Among its remarkable features is the clear definition of the purpose of the Society, “the progress of souls in Christian life and doctrine and the propagation of the faith.” The “progress of souls” meant doing ministry and “propagation of the faith” meant being missionaries. In other words, the Society was founded for ministry, especially in a missionary mode. Obvious though this might seem to us today, it was not obvious to all those who wanted to join the Society in its early years. Nadal, the first great rhetorician of the Jesuit ethos, was forced to repeat again and again in his exhortations to fledgling Jesuit communities across Europe, “We are not monks!”
The
Formula
was typically precise in listing the ministries the Jesuits would exercise, a list that was expanded in 1550. “Ministry of the word of God” held pride of place, a reflection of the fact
that since the founding of the mendicant orders in the thirteenth century, preaching had experienced an astounding revival that continued unabated into the sixteenth. The Jesuits understood this ministry in the broadest possible sense. First of all, of course, they engaged in preaching, not only in churches but on street corners and wherever they might be able to gather a crowd.

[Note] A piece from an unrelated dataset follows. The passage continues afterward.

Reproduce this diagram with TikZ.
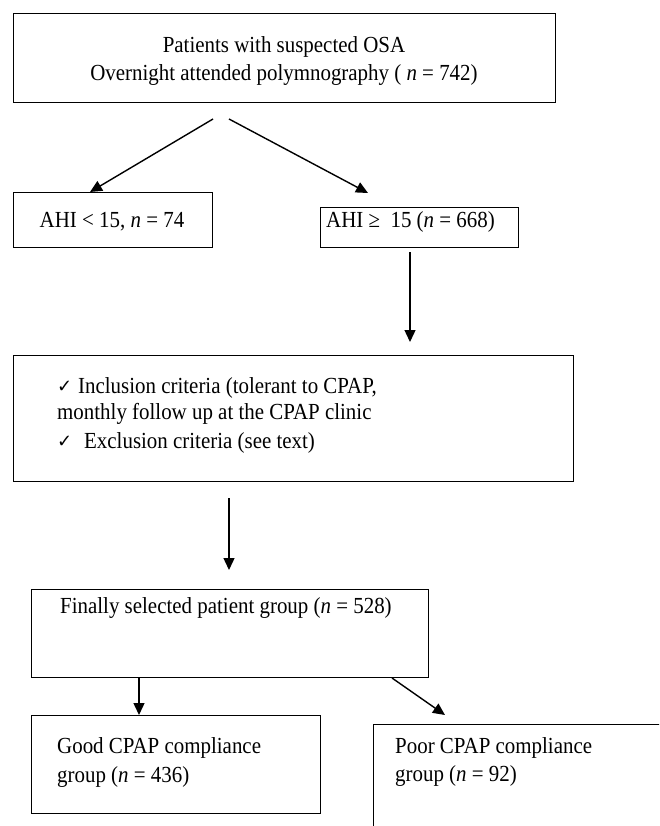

As ministers of the word, the Jesuits also engaged in what they called “sacred lectures,” which were in essence an early form of adult education. They consisted in a series of lectures on a given topic, often a book of the Bible, that, for instance, might extend over the course of the Sunday and Wednesday afternoons during Lent. The Jesuit sat somewhere in the body of the church, with the congregation seated in front of him. He lectured on a subject such as the Epistle to the Romans, the Sermon on the Mount, or the Beatitudes, and took up where he had left off the previous day. Members of the congregation might take notes to help them remember what they were being taught. Once the Jesuits had their own churches, they engaged assiduously in these lectures, which are one of the most important and virtually forgotten aspects of Catholic life in the early modern period.
As ministers of the Word, the Jesuits from the beginning engaged in various forms of catechesis with both children and adults, and they devised imaginative ways to make the lessons attractive, such as setting them to verse or to popular tunes. One of the most distinctive pastoral strategies devised in Catholicism at the time was the so-called mission to small villages and hamlets. These missions, which were led by a team of three or four Jesuits and might last a week or longer, incorporated a carefully designed program of preaching, catechesis, confession, and the establishment or reform of an organization among the locals that would try to keep the enthusiasm alive once the missionaries left.